By Lynn Blamires Content Writer for My Local Utah
National Popcorn Day will be observed on January 19. Many people will pass the day in ignorance, but that does not mean that they won’t observe it in a big way.
According to the Popcorn Board, Americans eat approximately 13 billion quarts of popped corn per year or 42 quarts per person. Perhaps the oldest snack food, popcorn has been enjoyed across the globe for thousands of years.
Only one variety of corn can pop in the perfect way – zea mays everta. It looks very similar to a typical corn kernel – however, this variety is the only one that has the ability to pop once put under heat and pressure.
Popcorn was never really “invented” by man – however, there is evidence of popcorn all throughout the history of the Americas. The oldest popcorn known to date was found in New Mexico. In 1948, small heads of the zea mays everta were discovered by Herbert Dick and Earle Smith in a dry cave known as the “bat cave.” Several individually popped kernels were also discovered. They were determined to be hundreds of years old.

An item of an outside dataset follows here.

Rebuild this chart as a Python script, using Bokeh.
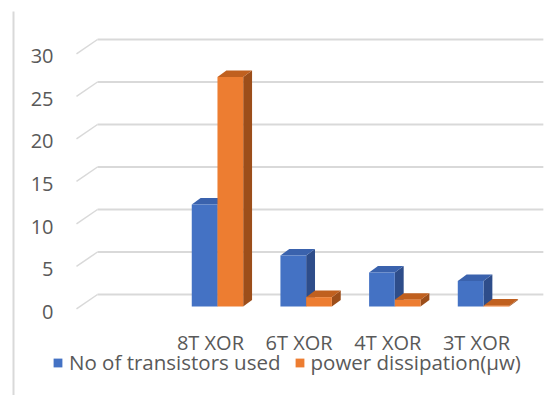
from bokeh.plotting import figure
from bokeh.models import (Range1d, Legend, LegendItem, BoxAnnotation,
                          ColumnDataSource)
from bokeh.core.properties import value
from bokeh.embed import file_html
from bokeh.resources import INLINE

# ---- data -------------------------------------------------------------
categories = ["8T XOR", "6T XOR", "4T XOR", "3T XOR"]
transistors = [12, 6, 4, 3]
power_uw = [27, 1.1, 0.8, 0.1]
series_names = ["No of transistors used", "power dissipation(\u00b5w)"]
y_ticks = [0, 5, 10, 15, 20, 25, 30]

# ---- style ------------------------------------------------------------
FONT = "Open Sans"
TEXT = "#595959"
GRID = "#d9d9d9"
BLUE = ("#4472C4", "#3A62AD", "#2E4D8A")      # front, top, side
ORANGE = ("#ED7D31", "#C0601F", "#9C4E1A")

BAR_W = 0.29      # width of one bar in category units
DX = 0.10         # bar depth, horizontal (category units)
DY = 0.77         # bar depth, vertical (value units)

# first slot on the floor is an empty category
xs = [i + 1 for i in range(len(categories))]

# the plotting frame covers the whole canvas; the floor front is y=0
p = figure(width=549, height=395, output_backend="svg", toolbar_location=None,
           x_range=Range1d(-1.447, 4.7445), y_range=Range1d(-10.47, 36.0),
           x_axis_location=None, y_axis_location=None,
           min_border=0, min_border_left=0, min_border_right=0,
           min_border_top=0, min_border_bottom=0)
p.outline_line_color = None
p.xgrid.visible = False
p.ygrid.visible = False
p.background_fill_color = "white"
p.border_fill_color = "white"

# back wall of the 3D box, and the plane the value labels sit on
p.extra_y_ranges = {"wall": Range1d(-11.882, 34.588),
                    "ylab": Range1d(-9.882, 36.588)}

# back-wall gridlines and the floor diagonals leading to them
WALL_LEFT, WALL_RIGHT, FLOOR_FRONT = -0.353, 4.675, -0.59
p.segment(x0=[WALL_LEFT] * len(y_ticks), x1=[WALL_RIGHT] * len(y_ticks),
          y0=y_ticks, y1=y_ticks, y_range_name="wall",
          line_color=GRID, line_width=2)
p.segment(x0=[FLOOR_FRONT] * len(y_ticks), x1=[WALL_LEFT] * len(y_ticks),
          y0=[v - 1.7 for v in y_ticks], y1=y_ticks, y_range_name="wall",
          line_color=GRID, line_width=1.5)


def draw_bars(lefts, values, colors):
    front, top, side = colors
    side_src = ColumnDataSource(dict(
        xs=[[l + BAR_W, l + BAR_W + DX, l + BAR_W + DX, l + BAR_W] for l in lefts],
        ys=[[0, DY, v + DY, v] for v in values]))
    top_src = ColumnDataSource(dict(
        xs=[[l, l + BAR_W, l + BAR_W + DX, l + DX] for l in lefts],
        ys=[[v, v, v + DY, v + DY] for v in values]))
    p.patches("xs", "ys", source=side_src, fill_color=side, line_color=None)
    p.patches("xs", "ys", source=top_src, fill_color=top, line_color=None)
    return p.vbar(x=[l + BAR_W / 2 for l in lefts], width=BAR_W, bottom=0,
                  top=values, fill_color=front, line_color=None)


r_blue = draw_bars([x - BAR_W for x in xs], transistors, BLUE)
r_orange = draw_bars(xs, power_uw, ORANGE)

# value labels along the left edge of the box
YLAB_X = -0.849
p.text(x=[YLAB_X] * len(y_ticks), y=y_ticks, text=[str(t) for t in y_ticks],
       y_range_name="ylab", text_align="right", text_baseline="middle",
       text_font=value(FONT), text_font_size="20px", text_color=TEXT)

# category labels along the floor front
XLAB_SHIFT, XLAB_Y = -0.079, -4.2
p.text(x=[x + XLAB_SHIFT for x in xs], y=[XLAB_Y] * len(xs), text=categories,
       text_align="center", text_baseline="middle",
       text_font=value(FONT), text_font_size="20px", text_color=TEXT)

legend = Legend(items=[LegendItem(label=series_names[0], renderers=[r_blue]),
                       LegendItem(label=series_names[1], renderers=[r_orange])],
                orientation="horizontal", location=(52, 19),
                glyph_width=11, glyph_height=11, label_standoff=6, spacing=13,
                padding=0, margin=0, border_line_color=None,
                background_fill_alpha=0,
                label_text_font=FONT, label_text_font_size="20.5px",
                label_text_color=TEXT)
p.add_layout(legend, "center")

# chart-area edge on the left
p.add_layout(BoxAnnotation(left=12, right=14, top=11, bottom=395,
                           left_units="canvas", right_units="canvas",
                           top_units="canvas", bottom_units="canvas",
                           fill_color=GRID, fill_alpha=1, line_color=None))

open("out.html", "w").write(file_html(p, INLINE))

Aztecs used popcorn for decorating clothes and ceremonial embellishments on top of eating! There is also evidence of popcorn consumption with Native Americans throughout North America. Popcorn which dates back to nearly 1,000 years was found in a cave in Utah. The cave was thought to be inhabited by Pueblo Indians.
Before the popcorn machine was invented in 1885, people made popcorn on a stove or over an open fire. As I remember from my boyhood, those methods were not always successful. Not only was popcorn eaten as a snack, but it was also reported to have been eaten with milk and sugar like a breakfast cereal. Popcorn was also cooked by colonists with a small amount of molasses, creating a snack similar to today’s kettle corn.
Things changed when Charles Cretors invented the first commercial, large-scale popcorn machine. This mobile machine increased the opportunity for the production of popcorn. The more people had access to popcorn, the more popular it became.
These popcorn machines began showing up at movie theaters and popcorn became associated with movies. Also, they were among the first street vendors.
Popcorn boomed during the depression because it was cheap and could be afforded by all. It dropped drastically when television was invented and sets were found in nearly every home. It boomed again with the invention of microwave popcorn in 1981 and everyone was making popcorn for their favorite TV programs at home.
I had the privilege of meeting Mr. Popcorn himself – Mr. Orville Redenbacher. His brand of popcorn is still among the most popular today.
Today there are many twists to the classic popcorn that has arisen in recent years. Local gourmet popcorn companies (i.e., Lisa’s Popcorn, Popcorn Cottage, Gary’s Popcorn, and Roosters Gourmet Popcorn) strive to invent new ways to enjoy popcorn. By volume, popcorn is America’s favorite snack food. People still use popcorn as decorations, especially during Christmas time.
At this point it is important to understand what gourmet popcorn is. You can typically count on gourmet popcorn to be made with natural ingredients and to always be fresh. Traditional store-bought popcorn usually only comes in butter, cheese, and caramel flavors and some of the chocolate flavors are more chocolate flavored and not made with real chocolate.
Movie theaters probably have something to do with it – the most popular flavor is buttery popcorn. When it comes to gourmet popcorn, among the offerings from Lisa’s Popcorn, White Chocolate is their best seller. Consider these other flavors to whet your appetite for popcorn –
- Cinnamon Roll
- Jalapeno Cheddar
- Berries and Cream
- Butter Rum
- Orange Cream
- Sea Salt Carmel
- Sour Cream and Onion
These are just a few of the flavors offered for your enjoyment. Whether you get your popcorn at the movies, out of your microwave, or choose one of the amazing gourmet popcorn flavors, you are participating in a favorite American pastime.